Problem to solve ▸
Output the material beneath this task exactly, images excluded.

»»

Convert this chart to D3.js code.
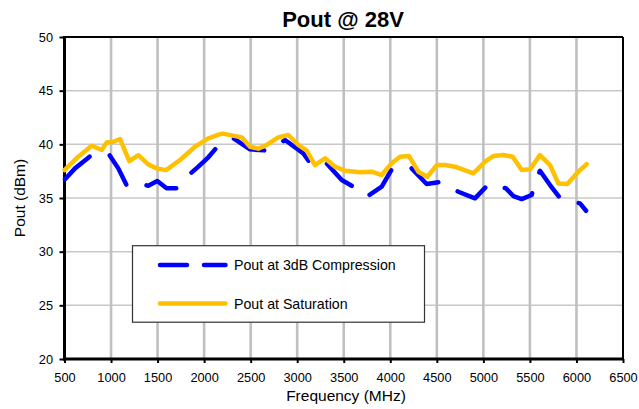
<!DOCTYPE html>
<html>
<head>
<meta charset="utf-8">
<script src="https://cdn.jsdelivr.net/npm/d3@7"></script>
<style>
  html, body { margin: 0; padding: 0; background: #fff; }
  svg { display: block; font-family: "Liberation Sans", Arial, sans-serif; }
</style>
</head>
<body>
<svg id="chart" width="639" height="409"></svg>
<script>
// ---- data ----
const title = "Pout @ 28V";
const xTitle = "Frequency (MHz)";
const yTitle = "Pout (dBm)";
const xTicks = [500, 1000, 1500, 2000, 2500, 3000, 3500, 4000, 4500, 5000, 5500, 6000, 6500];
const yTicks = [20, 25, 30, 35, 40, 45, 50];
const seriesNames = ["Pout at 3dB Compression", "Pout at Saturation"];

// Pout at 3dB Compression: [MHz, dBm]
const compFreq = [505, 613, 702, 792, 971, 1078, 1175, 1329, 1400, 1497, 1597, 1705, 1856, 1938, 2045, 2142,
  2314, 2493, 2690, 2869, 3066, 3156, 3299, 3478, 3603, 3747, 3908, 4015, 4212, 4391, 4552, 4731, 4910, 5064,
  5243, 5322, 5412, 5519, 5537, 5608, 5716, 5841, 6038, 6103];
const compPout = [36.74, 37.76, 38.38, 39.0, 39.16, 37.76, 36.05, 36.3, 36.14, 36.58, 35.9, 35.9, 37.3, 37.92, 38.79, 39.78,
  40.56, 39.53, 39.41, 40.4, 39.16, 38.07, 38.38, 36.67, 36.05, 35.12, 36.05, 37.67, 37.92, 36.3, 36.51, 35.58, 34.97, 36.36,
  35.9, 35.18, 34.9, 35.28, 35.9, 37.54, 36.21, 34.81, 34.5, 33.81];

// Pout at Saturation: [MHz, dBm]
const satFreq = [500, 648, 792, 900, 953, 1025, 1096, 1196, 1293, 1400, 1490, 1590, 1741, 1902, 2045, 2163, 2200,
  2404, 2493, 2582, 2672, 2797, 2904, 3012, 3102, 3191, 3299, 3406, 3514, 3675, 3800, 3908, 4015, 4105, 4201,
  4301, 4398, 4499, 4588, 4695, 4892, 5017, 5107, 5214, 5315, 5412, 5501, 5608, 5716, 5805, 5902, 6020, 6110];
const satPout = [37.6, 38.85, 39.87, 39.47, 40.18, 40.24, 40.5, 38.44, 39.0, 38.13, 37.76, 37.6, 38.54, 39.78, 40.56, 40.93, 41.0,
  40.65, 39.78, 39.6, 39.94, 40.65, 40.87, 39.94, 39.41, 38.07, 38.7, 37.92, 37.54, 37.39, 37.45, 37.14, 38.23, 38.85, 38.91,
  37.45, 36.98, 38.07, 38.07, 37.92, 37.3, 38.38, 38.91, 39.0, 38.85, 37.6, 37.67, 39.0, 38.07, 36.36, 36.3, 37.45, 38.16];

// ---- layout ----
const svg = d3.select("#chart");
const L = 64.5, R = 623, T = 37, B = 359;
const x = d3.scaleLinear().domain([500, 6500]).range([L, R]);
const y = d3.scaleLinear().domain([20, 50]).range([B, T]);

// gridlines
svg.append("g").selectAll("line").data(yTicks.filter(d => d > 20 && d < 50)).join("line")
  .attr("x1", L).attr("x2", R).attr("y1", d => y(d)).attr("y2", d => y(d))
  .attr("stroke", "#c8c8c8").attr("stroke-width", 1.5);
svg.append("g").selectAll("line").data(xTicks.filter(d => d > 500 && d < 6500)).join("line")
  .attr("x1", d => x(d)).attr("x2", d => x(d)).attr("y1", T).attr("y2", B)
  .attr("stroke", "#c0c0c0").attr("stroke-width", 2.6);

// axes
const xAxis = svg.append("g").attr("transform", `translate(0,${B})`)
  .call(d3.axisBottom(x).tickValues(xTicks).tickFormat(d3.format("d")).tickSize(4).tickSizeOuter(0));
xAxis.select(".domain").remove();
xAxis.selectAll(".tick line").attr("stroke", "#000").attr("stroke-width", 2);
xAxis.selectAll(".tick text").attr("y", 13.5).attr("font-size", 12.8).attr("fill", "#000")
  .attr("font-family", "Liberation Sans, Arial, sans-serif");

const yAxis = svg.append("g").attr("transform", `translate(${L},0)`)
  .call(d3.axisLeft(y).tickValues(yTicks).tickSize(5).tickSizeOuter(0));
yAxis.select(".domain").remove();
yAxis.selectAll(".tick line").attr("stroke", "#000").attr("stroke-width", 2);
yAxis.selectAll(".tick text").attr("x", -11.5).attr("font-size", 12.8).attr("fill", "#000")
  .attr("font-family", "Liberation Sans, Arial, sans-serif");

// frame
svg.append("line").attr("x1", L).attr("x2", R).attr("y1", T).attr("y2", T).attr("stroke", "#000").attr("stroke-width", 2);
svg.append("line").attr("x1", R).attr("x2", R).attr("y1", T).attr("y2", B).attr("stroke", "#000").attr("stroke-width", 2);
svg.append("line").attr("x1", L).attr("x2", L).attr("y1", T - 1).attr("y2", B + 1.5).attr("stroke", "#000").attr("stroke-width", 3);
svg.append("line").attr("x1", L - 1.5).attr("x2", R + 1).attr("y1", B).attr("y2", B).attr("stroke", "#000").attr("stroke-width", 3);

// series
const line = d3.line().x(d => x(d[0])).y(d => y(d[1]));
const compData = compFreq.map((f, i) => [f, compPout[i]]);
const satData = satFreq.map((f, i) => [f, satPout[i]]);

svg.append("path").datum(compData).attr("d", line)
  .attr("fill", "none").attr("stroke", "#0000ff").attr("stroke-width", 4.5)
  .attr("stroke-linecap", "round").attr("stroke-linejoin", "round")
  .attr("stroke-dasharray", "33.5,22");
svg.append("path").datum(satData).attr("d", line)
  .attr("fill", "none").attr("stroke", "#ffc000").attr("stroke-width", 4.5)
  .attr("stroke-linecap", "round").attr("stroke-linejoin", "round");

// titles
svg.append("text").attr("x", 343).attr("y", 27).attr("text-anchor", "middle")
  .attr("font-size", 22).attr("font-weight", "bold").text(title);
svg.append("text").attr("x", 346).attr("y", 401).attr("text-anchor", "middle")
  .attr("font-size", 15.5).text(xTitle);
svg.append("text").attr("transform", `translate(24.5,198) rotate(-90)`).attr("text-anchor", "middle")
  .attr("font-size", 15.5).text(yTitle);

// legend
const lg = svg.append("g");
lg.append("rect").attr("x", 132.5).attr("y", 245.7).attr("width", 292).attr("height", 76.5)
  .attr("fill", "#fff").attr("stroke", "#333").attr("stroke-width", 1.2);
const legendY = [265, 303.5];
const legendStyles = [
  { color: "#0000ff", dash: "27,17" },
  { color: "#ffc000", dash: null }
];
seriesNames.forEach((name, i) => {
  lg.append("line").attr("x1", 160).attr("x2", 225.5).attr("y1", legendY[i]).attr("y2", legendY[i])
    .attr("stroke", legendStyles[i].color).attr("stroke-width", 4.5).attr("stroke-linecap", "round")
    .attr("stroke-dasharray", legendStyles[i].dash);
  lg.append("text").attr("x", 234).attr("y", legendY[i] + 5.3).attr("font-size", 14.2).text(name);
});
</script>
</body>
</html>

««

Answer to this exercise ▸
Convert this chart to D3.js code.
<!DOCTYPE html>
<html>
<head>
<meta charset="utf-8">
<script src="https://cdn.jsdelivr.net/npm/d3@7"></script>
<style>
  html, body { margin: 0; padding: 0; background: #fff; }
  svg { display: block; font-family: "Liberation Sans", Arial, sans-serif; }
</style>
</head>
<body>
<svg id="chart" width="639" height="409"></svg>
<script>
// ---- data ----
const title = "Pout @ 28V";
const xTitle = "Frequency (MHz)";
const yTitle = "Pout (dBm)";
const xTicks = [500, 1000, 1500, 2000, 2500, 3000, 3500, 4000, 4500, 5000, 5500, 6000, 6500];
const yTicks = [20, 25, 30, 35, 40, 45, 50];
const seriesNames = ["Pout at 3dB Compression", "Pout at Saturation"];

// Pout at 3dB Compression: [MHz, dBm]
const compFreq = [505, 613, 702, 792, 971, 1078, 1175, 1329, 1400, 1497, 1597, 1705, 1856, 1938, 2045, 2142,
  2314, 2493, 2690, 2869, 3066, 3156, 3299, 3478, 3603, 3747, 3908, 4015, 4212, 4391, 4552, 4731, 4910, 5064,
  5243, 5322, 5412, 5519, 5537, 5608, 5716, 5841, 6038, 6103];
const compPout = [36.74, 37.76, 38.38, 39.0, 39.16, 37.76, 36.05, 36.3, 36.14, 36.58, 35.9, 35.9, 37.3, 37.92, 38.79, 39.78,
  40.56, 39.53, 39.41, 40.4, 39.16, 38.07, 38.38, 36.67, 36.05, 35.12, 36.05, 37.67, 37.92, 36.3, 36.51, 35.58, 34.97, 36.36,
  35.9, 35.18, 34.9, 35.28, 35.9, 37.54, 36.21, 34.81, 34.5, 33.81];

// Pout at Saturation: [MHz, dBm]
const satFreq = [500, 648, 792, 900, 953, 1025, 1096, 1196, 1293, 1400, 1490, 1590, 1741, 1902, 2045, 2163, 2200,
  2404, 2493, 2582, 2672, 2797, 2904, 3012, 3102, 3191, 3299, 3406, 3514, 3675, 3800, 3908, 4015, 4105, 4201,
  4301, 4398, 4499, 4588, 4695, 4892, 5017, 5107, 5214, 5315, 5412, 5501, 5608, 5716, 5805, 5902, 6020, 6110];
const satPout = [37.6, 38.85, 39.87, 39.47, 40.18, 40.24, 40.5, 38.44, 39.0, 38.13, 37.76, 37.6, 38.54, 39.78, 40.56, 40.93, 41.0,
  40.65, 39.78, 39.6, 39.94, 40.65, 40.87, 39.94, 39.41, 38.07, 38.7, 37.92, 37.54, 37.39, 37.45, 37.14, 38.23, 38.85, 38.91,
  37.45, 36.98, 38.07, 38.07, 37.92, 37.3, 38.38, 38.91, 39.0, 38.85, 37.6, 37.67, 39.0, 38.07, 36.36, 36.3, 37.45, 38.16];

// ---- layout ----
const svg = d3.select("#chart");
const L = 64.5, R = 623, T = 37, B = 359;
const x = d3.scaleLinear().domain([500, 6500]).range([L, R]);
const y = d3.scaleLinear().domain([20, 50]).range([B, T]);

// gridlines
svg.append("g").selectAll("line").data(yTicks.filter(d => d > 20 && d < 50)).join("line")
  .attr("x1", L).attr("x2", R).attr("y1", d => y(d)).attr("y2", d => y(d))
  .attr("stroke", "#c8c8c8").attr("stroke-width", 1.5);
svg.append("g").selectAll("line").data(xTicks.filter(d => d > 500 && d < 6500)).join("line")
  .attr("x1", d => x(d)).attr("x2", d => x(d)).attr("y1", T).attr("y2", B)
  .attr("stroke", "#c0c0c0").attr("stroke-width", 2.6);

// axes
const xAxis = svg.append("g").attr("transform", `translate(0,${B})`)
  .call(d3.axisBottom(x).tickValues(xTicks).tickFormat(d3.format("d")).tickSize(4).tickSizeOuter(0));
xAxis.select(".domain").remove();
xAxis.selectAll(".tick line").attr("stroke", "#000").attr("stroke-width", 2);
xAxis.selectAll(".tick text").attr("y", 13.5).attr("font-size", 12.8).attr("fill", "#000")
  .attr("font-family", "Liberation Sans, Arial, sans-serif");

const yAxis = svg.append("g").attr("transform", `translate(${L},0)`)
  .call(d3.axisLeft(y).tickValues(yTicks).tickSize(5).tickSizeOuter(0));
yAxis.select(".domain").remove();
yAxis.selectAll(".tick line").attr("stroke", "#000").attr("stroke-width", 2);
yAxis.selectAll(".tick text").attr("x", -11.5).attr("font-size", 12.8).attr("fill", "#000")
  .attr("font-family", "Liberation Sans, Arial, sans-serif");

// frame
svg.append("line").attr("x1", L).attr("x2", R).attr("y1", T).attr("y2", T).attr("stroke", "#000").attr("stroke-width", 2);
svg.append("line").attr("x1", R).attr("x2", R).attr("y1", T).attr("y2", B).attr("stroke", "#000").attr("stroke-width", 2);
svg.append("line").attr("x1", L).attr("x2", L).attr("y1", T - 1).attr("y2", B + 1.5).attr("stroke", "#000").attr("stroke-width", 3);
svg.append("line").attr("x1", L - 1.5).attr("x2", R + 1).attr("y1", B).attr("y2", B).attr("stroke", "#000").attr("stroke-width", 3);

// series
const line = d3.line().x(d => x(d[0])).y(d => y(d[1]));
const compData = compFreq.map((f, i) => [f, compPout[i]]);
const satData = satFreq.map((f, i) => [f, satPout[i]]);

svg.append("path").datum(compData).attr("d", line)
  .attr("fill", "none").attr("stroke", "#0000ff").attr("stroke-width", 4.5)
  .attr("stroke-linecap", "round").attr("stroke-linejoin", "round")
  .attr("stroke-dasharray", "33.5,22");
svg.append("path").datum(satData).attr("d", line)
  .attr("fill", "none").attr("stroke", "#ffc000").attr("stroke-width", 4.5)
  .attr("stroke-linecap", "round").attr("stroke-linejoin", "round");

// titles
svg.append("text").attr("x", 343).attr("y", 27).attr("text-anchor", "middle")
  .attr("font-size", 22).attr("font-weight", "bold").text(title);
svg.append("text").attr("x", 346).attr("y", 401).attr("text-anchor", "middle")
  .attr("font-size", 15.5).text(xTitle);
svg.append("text").attr("transform", `translate(24.5,198) rotate(-90)`).attr("text-anchor", "middle")
  .attr("font-size", 15.5).text(yTitle);

// legend
const lg = svg.append("g");
lg.append("rect").attr("x", 132.5).attr("y", 245.7).attr("width", 292).attr("height", 76.5)
  .attr("fill", "#fff").attr("stroke", "#333").attr("stroke-width", 1.2);
const legendY = [265, 303.5];
const legendStyles = [
  { color: "#0000ff", dash: "27,17" },
  { color: "#ffc000", dash: null }
];
seriesNames.forEach((name, i) => {
  lg.append("line").attr("x1", 160).attr("x2", 225.5).attr("y1", legendY[i]).attr("y2", legendY[i])
    .attr("stroke", legendStyles[i].color).attr("stroke-width", 4.5).attr("stroke-linecap", "round")
    .attr("stroke-dasharray", legendStyles[i].dash);
  lg.append("text").attr("x", 234).attr("y", legendY[i] + 5.3).attr("font-size", 14.2).text(name);
});
</script>
</body>
</html>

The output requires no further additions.